● **Problem to work on**
Write out exactly the lines that run from the line containing "Clone this chart in Bokeh." through the line containing "return (FB - Y) / ((FB - FT) / 50.0)"; both end lines belong to the answer.

(Entries with chart source code)
----

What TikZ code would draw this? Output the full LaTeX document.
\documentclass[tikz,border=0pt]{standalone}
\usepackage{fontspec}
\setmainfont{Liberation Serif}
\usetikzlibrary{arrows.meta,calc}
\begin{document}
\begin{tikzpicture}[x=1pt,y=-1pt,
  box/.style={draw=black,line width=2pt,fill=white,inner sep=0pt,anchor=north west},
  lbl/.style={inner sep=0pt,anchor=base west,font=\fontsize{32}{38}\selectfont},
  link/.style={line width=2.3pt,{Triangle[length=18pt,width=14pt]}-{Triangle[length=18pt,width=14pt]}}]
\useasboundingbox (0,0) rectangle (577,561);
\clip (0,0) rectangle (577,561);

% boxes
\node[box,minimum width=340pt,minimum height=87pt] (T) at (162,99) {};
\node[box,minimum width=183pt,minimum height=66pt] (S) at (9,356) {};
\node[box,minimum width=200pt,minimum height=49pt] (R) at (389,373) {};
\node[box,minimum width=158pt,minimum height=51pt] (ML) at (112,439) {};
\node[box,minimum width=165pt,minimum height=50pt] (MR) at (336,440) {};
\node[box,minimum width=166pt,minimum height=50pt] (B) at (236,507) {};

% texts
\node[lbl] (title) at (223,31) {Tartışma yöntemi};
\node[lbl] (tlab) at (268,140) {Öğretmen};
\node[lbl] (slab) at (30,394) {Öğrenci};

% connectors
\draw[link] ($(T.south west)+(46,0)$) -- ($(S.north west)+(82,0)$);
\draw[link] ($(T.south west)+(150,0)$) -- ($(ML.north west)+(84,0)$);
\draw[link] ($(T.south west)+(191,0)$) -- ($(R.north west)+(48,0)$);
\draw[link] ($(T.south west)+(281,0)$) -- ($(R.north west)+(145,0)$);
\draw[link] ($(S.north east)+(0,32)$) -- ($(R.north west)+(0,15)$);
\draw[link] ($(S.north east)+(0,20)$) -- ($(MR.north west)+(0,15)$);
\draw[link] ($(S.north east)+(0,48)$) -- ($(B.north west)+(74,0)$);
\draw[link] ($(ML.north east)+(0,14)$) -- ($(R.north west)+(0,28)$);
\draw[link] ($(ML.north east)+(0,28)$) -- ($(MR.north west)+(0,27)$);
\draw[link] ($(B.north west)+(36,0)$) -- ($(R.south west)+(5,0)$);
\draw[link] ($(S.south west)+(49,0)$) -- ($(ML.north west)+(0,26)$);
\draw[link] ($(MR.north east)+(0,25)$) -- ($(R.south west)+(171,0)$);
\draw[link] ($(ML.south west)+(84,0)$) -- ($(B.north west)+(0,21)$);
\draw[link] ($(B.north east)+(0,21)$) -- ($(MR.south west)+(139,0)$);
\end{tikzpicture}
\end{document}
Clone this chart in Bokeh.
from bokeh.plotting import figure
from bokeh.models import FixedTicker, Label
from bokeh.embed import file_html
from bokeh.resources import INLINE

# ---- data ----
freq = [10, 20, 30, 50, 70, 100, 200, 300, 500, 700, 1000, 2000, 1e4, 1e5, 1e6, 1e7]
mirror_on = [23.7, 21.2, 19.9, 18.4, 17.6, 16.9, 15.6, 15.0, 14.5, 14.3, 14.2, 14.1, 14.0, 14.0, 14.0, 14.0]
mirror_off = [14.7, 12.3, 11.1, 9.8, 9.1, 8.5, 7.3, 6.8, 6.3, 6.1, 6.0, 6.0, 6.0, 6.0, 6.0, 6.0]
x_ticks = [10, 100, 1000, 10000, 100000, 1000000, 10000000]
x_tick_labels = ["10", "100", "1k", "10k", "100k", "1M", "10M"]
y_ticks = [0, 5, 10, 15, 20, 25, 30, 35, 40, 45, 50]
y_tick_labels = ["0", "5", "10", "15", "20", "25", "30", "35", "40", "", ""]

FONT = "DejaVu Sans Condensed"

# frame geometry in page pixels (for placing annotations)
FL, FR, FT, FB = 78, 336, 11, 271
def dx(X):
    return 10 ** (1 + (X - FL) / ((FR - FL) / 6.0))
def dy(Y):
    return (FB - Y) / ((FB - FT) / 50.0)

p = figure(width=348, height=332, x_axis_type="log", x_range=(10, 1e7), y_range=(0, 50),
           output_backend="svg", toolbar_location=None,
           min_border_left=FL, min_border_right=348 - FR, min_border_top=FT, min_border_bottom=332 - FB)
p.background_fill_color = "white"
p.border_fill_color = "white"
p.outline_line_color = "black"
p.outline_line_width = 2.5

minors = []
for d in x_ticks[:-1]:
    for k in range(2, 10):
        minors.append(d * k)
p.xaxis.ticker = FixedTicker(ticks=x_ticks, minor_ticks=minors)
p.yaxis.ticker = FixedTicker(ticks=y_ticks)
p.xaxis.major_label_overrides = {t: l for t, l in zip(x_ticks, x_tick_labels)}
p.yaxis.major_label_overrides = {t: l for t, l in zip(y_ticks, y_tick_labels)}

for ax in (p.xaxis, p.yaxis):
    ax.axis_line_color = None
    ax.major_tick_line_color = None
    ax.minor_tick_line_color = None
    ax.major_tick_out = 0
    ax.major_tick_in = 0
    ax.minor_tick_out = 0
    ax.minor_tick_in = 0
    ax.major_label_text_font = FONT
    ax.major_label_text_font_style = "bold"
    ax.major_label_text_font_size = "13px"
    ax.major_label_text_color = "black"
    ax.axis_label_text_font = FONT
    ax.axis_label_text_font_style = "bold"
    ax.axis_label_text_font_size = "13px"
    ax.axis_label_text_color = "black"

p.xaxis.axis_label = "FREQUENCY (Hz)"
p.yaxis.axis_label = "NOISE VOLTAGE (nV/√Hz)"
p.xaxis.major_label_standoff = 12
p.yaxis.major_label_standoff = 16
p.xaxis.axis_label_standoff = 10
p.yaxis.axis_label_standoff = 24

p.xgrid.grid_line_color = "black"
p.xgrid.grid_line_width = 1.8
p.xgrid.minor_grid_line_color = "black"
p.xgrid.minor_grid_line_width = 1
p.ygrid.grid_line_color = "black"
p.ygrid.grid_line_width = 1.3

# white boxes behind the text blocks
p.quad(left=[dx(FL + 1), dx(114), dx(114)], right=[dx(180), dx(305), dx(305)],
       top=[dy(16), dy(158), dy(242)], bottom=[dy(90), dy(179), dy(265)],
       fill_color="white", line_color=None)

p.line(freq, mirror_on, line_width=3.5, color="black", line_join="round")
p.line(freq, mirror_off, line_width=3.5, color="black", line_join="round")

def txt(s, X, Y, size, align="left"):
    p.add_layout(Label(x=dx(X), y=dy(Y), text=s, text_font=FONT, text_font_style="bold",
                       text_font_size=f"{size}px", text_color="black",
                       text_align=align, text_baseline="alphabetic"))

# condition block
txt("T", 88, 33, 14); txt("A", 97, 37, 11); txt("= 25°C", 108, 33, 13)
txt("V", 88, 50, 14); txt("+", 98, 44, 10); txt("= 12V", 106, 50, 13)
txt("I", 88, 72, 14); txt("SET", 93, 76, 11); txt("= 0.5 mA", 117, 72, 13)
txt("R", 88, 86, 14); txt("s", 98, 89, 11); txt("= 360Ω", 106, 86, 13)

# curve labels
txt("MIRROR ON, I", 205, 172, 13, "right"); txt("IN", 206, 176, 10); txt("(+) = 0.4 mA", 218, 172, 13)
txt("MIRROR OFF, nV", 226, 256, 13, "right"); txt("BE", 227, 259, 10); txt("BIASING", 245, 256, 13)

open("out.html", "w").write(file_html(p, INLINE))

----

● **Output below**
Clone this chart in Bokeh.
from bokeh.plotting import figure
from bokeh.models import FixedTicker, Label
from bokeh.embed import file_html
from bokeh.resources import INLINE

# ---- data ----
freq = [10, 20, 30, 50, 70, 100, 200, 300, 500, 700, 1000, 2000, 1e4, 1e5, 1e6, 1e7]
mirror_on = [23.7, 21.2, 19.9, 18.4, 17.6, 16.9, 15.6, 15.0, 14.5, 14.3, 14.2, 14.1, 14.0, 14.0, 14.0, 14.0]
mirror_off = [14.7, 12.3, 11.1, 9.8, 9.1, 8.5, 7.3, 6.8, 6.3, 6.1, 6.0, 6.0, 6.0, 6.0, 6.0, 6.0]
x_ticks = [10, 100, 1000, 10000, 100000, 1000000, 10000000]
x_tick_labels = ["10", "100", "1k", "10k", "100k", "1M", "10M"]
y_ticks = [0, 5, 10, 15, 20, 25, 30, 35, 40, 45, 50]
y_tick_labels = ["0", "5", "10", "15", "20", "25", "30", "35", "40", "", ""]

FONT = "DejaVu Sans Condensed"

# frame geometry in page pixels (for placing annotations)
FL, FR, FT, FB = 78, 336, 11, 271
def dx(X):
    return 10 ** (1 + (X - FL) / ((FR - FL) / 6.0))
def dy(Y):
    return (FB - Y) / ((FB - FT) / 50.0)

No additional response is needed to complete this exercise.